In his 29-page opinion in Jones v Chappell, Judge Cormac J. Carney of the Central District of California -- a George W. Bush appointee -- wrote that the death penalty is carried out inconsistently, in a random and arbitrary manner with few executions. And due to a dysfunctional post-conviction review process, capital punishment in California is plagued by delays that renders it an ineffective form of retribution.

Of the over 900 death sentences carried out in the Golden State since 1978, when the voters adopted the current system through a referendum, only 13 have resulted in executions. Further, 94 death row inmates have died of natural causes, and 39 were granted relief from their sentence in the federal courts, leaving 748 who awaiting execution or review of their case by the courts.
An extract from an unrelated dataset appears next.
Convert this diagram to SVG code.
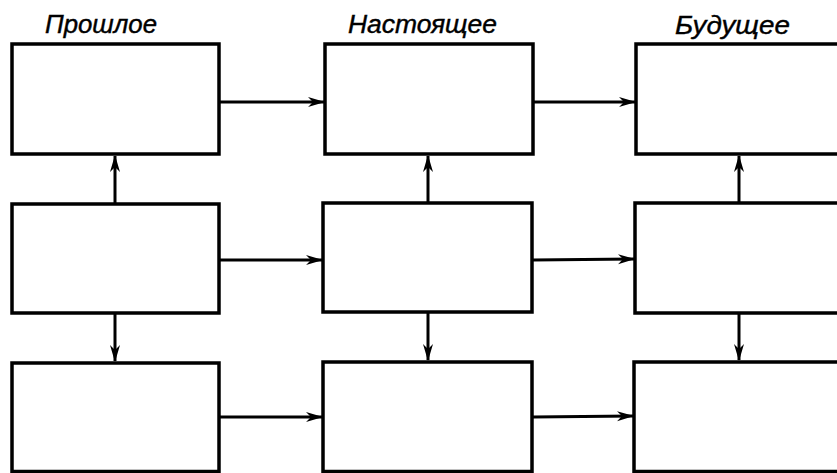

"For the rest, the dysfunctional administration of California's death penalty system has resulted, and will continue to result, in an inordinate and unpredictable period of delay preceding their actual execution," the judge wrote.

Indeed, for most, systemic delay has made their execution so unlikely that the death sentence carefully and deliberately imposed by the jury has been quietly transformed into one no rational jury or legislature could ever impose: life in prison, with the remote possibility of death. As for the random few for whom execution does become a reality, they will have languished for so long on Death Row that their execution will serve no retributive or deterrent purpose and will be arbitrary.

Judge Carney's decision overturned the death sentences of the state's entire death row population, 40 percent of whom have been behind bars for over 19 years. The ruling is of particular significance because California has the nation's largest death row population, accounting for a quarter of all prisoners on death row in the U.S.

California's broken death penalty is rife with racial injustice. According to a study published in the Santa Clara Law Review in 2005, the race and ethnicity of the victim and geographical variation were the principal factor in determining whether a defendant received a death sentence. Based on data from 1990-1999, the study found that while people of color accounted for over three quarters of murder victims in California, 53 percent of death penalty cases involved white victims. Moreover, those who killed whites were three times more likely to receive death as those who killed African-Americans, and four times likelier than those who kill Latinos. The study also found that counties with a lower population density and a higher concentration of whites yielded the highest rates of death sentences.

California has effectively been under a moratorium since 2006, when its lethal injection methods were ruled unconstitutional. In addition, a ballot initiative to repeal the state death penalty statute was defeated by a narrow 52-48 margin in 2012. As botched executions in Arizona, Ohio, Oklahoma and elsewhere have further exposed the brutality and inhumanity of the death penalty, Judge Carney has identified the capriciousness of the California system as a constitutional violation. The ruling could encourage challenges in other jurisdictions.

For example, with 193 death row inmates, Pennsylvania -- the nation's fifth largest death row -- has executed only three people since 1976, the last one in 1999. Although the Keystone State is 78 percent white, 65 percent of its death row inmates are racial minorities, a result of discrimination in the criminal justice system. According to the Death Penalty Information Center, Philadelphia County -- which has the third largest number of people awaiting execution in the country, and supplies nearly half of Pennsylvania's death row -- ranked last in the state in paying attorneys who represent defendants in death penalty cases. Often, capital convictions are reversed and reduced to life in prison due to inadequate representation of defendants. Moreover, six inmates have been released from Pennsylvania death row due to innocence.

In addition, the federal government has executed only three people in half a century, has not put anyone to death since 2003 and has implemented a moratorium on executions since 2010. Of the 61 prisoners on federal death row, 44 percent are of color. President Obama has called for a review of how the federal death penalty is applied, in light of issues such as racial bias and innocence.

If the process by which the death penalty is applied amounts to cruel and unusual punishment, and the death penalty machine cannot provide equity, fairness or a modicum of due process, then the death penalty is no more legitimate than its extrajudicial cousin -- lynching.

Last year, executions in the U.S. dipped to a 20-year low. Jones v Chappell only further erodes confidence in the criminal justice system, as America travels down the path to death penalty abolition.